Uneasy calm in Kaduna
The mood in Kaduna State, Northern Nigeria, looks calm, but inside many people here are tense and on edge. Every street is abandoned. Every business and school, closed.
No newspapers are on sale at traffic junctions, and no sign of the many people that make a living hawking cheap goods when it’s a red light, or selling mobile phone scratch card credit.
The only people visible are men in uniform, and they are virtually everywhere. The uniforms are those of the Nigerian military and police.
Their men have taken up positions on virtually every major road, and outside every important landmark in the State.
All this follows days of fighting between young Christian and Muslims, after three suicide bombers, believed to have been members of the Boko Haram sect, who want a strict from of Islamic law imposed throughout the country, struck churches last Sunday.
A strict 24-hour curfew is in place.
Shame and regret
There has been calm across the State since Wednesday. The people involved in the violence have had the time to cool off and probably reflect.
My Fixer, Abubakar, who helps me organise stories, says many in Kaduna feel ashamed and regret the violence that happened on Sunday.
After deadly religious violence in the 1990's and early 2000's the people, both Christians and Muslims in Kaduna, worked hard to find a way to live side by side in peace.
It's not a perfect settlement. The State is informally carved up into so-called Christian and Muslim areas - outsiders may find it uncomfortable, but it seems to work.
Last Sunday’s violence was haunting for many, because it was like going back in a time-machine.

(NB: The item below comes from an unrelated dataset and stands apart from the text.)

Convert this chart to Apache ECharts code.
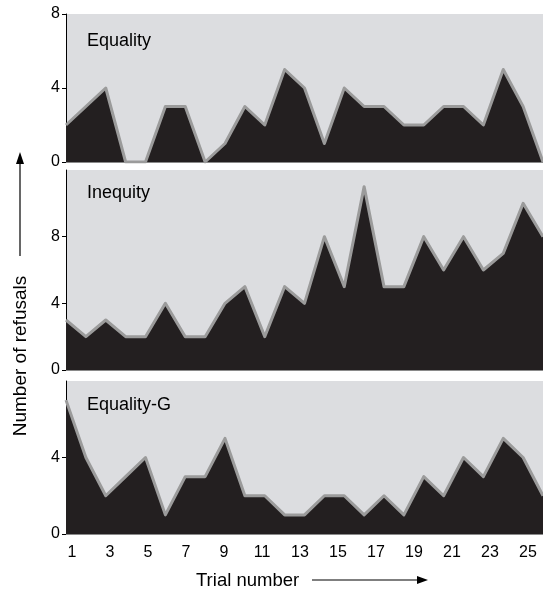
<!DOCTYPE html>
<html>
<head>
<meta charset="utf-8">
<script src="https://cdn.jsdelivr.net/npm/echarts@6/dist/echarts.min.js"></script>
<style>
html,body{margin:0;padding:0;background:#fff;}
#c{width:543px;height:591px;}
</style>
</head>
<body>
<div id="c"></div>
<script>
var trials = ['1','2','3','4','5','6','7','8','9','10','11','12','13','14','15','16','17','18','19','20','21','22','23','24','25'];
var tickLabels = ['1','3','5','7','9','11','13','15','17','19','21','23','25'];
var equality = [2,3,4,0,0,3,3,0,1,3,2,5,4,1,4,3,3,2,2,3,3,2,5,3,0];
var inequity = [3,2,3,2,2,4,2,2,4,5,2,5,4,8,5,11,5,5,8,6,8,6,7,10,8];
var equalityG = [7,4,2,3,4,1,3,3,5,2,2,1,1,2,2,1,2,1,3,2,4,3,5,4,2];
var panelNames = ['Equality','Inequity','Equality-G'];

var FONT = '"Liberation Sans", Arial, Helvetica, sans-serif';
var chart = echarts.init(document.getElementById('c'), null, {renderer:'canvas'});

var grids = [
  {left:66, right:0, top:14, height:148},
  {left:66, right:0, top:170, height:200},
  {left:66, right:0, top:381, height:153},
  {left:72, right:15, top:533, height:1}
];
grids.forEach(function(g, i){
  if (i < 3) { g.show = true; g.backgroundColor = '#dcdde0'; g.borderWidth = 0; }
});

function yAx(idx, max, hideMax){
  return {
    type:'value', gridIndex:idx, min:0, max:max, interval:4,
    axisLine:{show:true, lineStyle:{color:'#000', width:1}},
    axisTick:{show:true, length:4, lineStyle:{color:'#000', width:1}},
    axisLabel:{color:'#000', fontSize:16, fontFamily:FONT, margin:6, showMaxLabel: hideMax ? false : true},
    splitLine:{show:false}
  };
}
function xAx(idx){
  return {
    type:'category', gridIndex:idx, data:trials, boundaryGap:false,
    axisLine:{show:true, lineStyle:{color:'#8a8a8a', width:1}},
    axisTick:{show:false}, axisLabel:{show:false}, splitLine:{show:false}
  };
}
function ser(idx, data, name){
  return {
    type:'line', name:name, xAxisIndex:idx, yAxisIndex:idx, data:data,
    symbol:'none', smooth:false,
    lineStyle:{color:'#9b9b9b', width:3, join:'round'},
    areaStyle:{color:'#231f20', opacity:1, origin:'start'},
    silent:true, animation:false
  };
}

var option = {
  animation:false,
  backgroundColor:'#fff',
  grid:grids,
  xAxis:[xAx(0), xAx(1), xAx(2), {
    type:'category', gridIndex:3, data:tickLabels, boundaryGap:false,
    axisLine:{show:false}, axisTick:{show:false}, splitLine:{show:false},
    axisLabel:{color:'#000', fontSize:16, fontFamily:FONT, margin:11, interval:0}
  }],
  yAxis:[yAx(0,8,false), yAx(1,12,true), yAx(2,8,true), {type:'value', gridIndex:3, show:false}],
  series:[ser(0, equality, panelNames[0]), ser(1, inequity, panelNames[1]), ser(2, equalityG, panelNames[2])],
  graphic:[
    {type:'text', left:87, top:32, style:{text:panelNames[0], fontSize:18, fontFamily:FONT, fill:'#000'}},
    {type:'text', left:87, top:184, style:{text:panelNames[1], fontSize:18, fontFamily:FONT, fill:'#000'}},
    {type:'text', left:87, top:396, style:{text:panelNames[2], fontSize:18, fontFamily:FONT, fill:'#000'}},
    {type:'text', left:196, top:571, style:{text:'Trial number', fontSize:18.5, fontFamily:FONT, fill:'#000'}},
    {type:'line', shape:{x1:312, y1:580, x2:420, y2:580}, style:{stroke:'#000', lineWidth:1.2}},
    {type:'polygon', shape:{points:[[428,580],[417,576],[417,584]]}, style:{fill:'#000'}},
    {type:'text', x:21, y:356, rotation:Math.PI/2, style:{text:'Number of refusals', fontSize:19, fontFamily:FONT, fill:'#000', align:'center', verticalAlign:'middle'}},
    {type:'line', shape:{x1:20, y1:256, x2:20, y2:162}, style:{stroke:'#000', lineWidth:1.2}},
    {type:'polygon', shape:{points:[[20,152],[16,164],[24,164]]}, style:{fill:'#000'}}
  ]
};
chart.setOption(option);
</script>
</body>
</html>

Many are hoping last weekend's post-bomb violence between Christians and Muslims was a one off. But people are afraid that if any more churches are bombed, it may reverse things.
Some fear it could ignite a wider religious crisis that may spread beyond Kaduna. Many feel that is the plan those behind the attacks have in mind.
Today I met with some Christians in Kaduna. They say the church bombings have to stop. They say they do not want violent confrontation with their Muslim brothers and sisters.
But one can see quite vividly how poverty, unemployment, idleness, and exploitation can be a lethal cocktail around here.
Religious difference is an easy target or excuse that can lead Christians and Muslims communities to sometimes turn on each other.
Particularly when such attacks, like the suicide bombings of last weekend take place, or sometimes the slightest of things.
Many of the Christians I spoke to do not believe the church suicide bombers were even from Kaduna State. So reprisal attacks on Muslims in the community seem futile.
'Security chiefs failed'
Many believe the attackers came from Borno State, the birthplace of Boko Haram.
The Christians I spoke to lay blame for the violence last Sunday and in parts of northern Nigeria in general squarely on President Goodluck Jonathan. They say Jonathan is failing to understand just how serious the problem is.
On Friday Jonathan, under pressure to respond to the attacks and violence, sacked his National Security Adviser and Minister of Defence.
In place of the NSA he appointed a retired Colonel from Sokoto State, the home of the spiritual leader of Muslims in Nigeria, the Sultan of Sokoto, and an experienced military leader in the northern region.
That decision may go some way to helping Nigeria's President, the government, and the security agencies, understand the root causes of Boko Haram violence and strife that on the face of it looks religious in nature, but which many believe are symptoms of Nigeria's socio-economic injustices and ills – like corruption.
But until there is a major drop in the frequency of Boko Haram attacks and violence in the parts of northern Nigeria that are being affected, some will deem the new security chiefs to have failed.
Many in Kaduna are hoping and praying that this Sunday will pass off peacefully. But some fear that there could be another bomb attack on a church.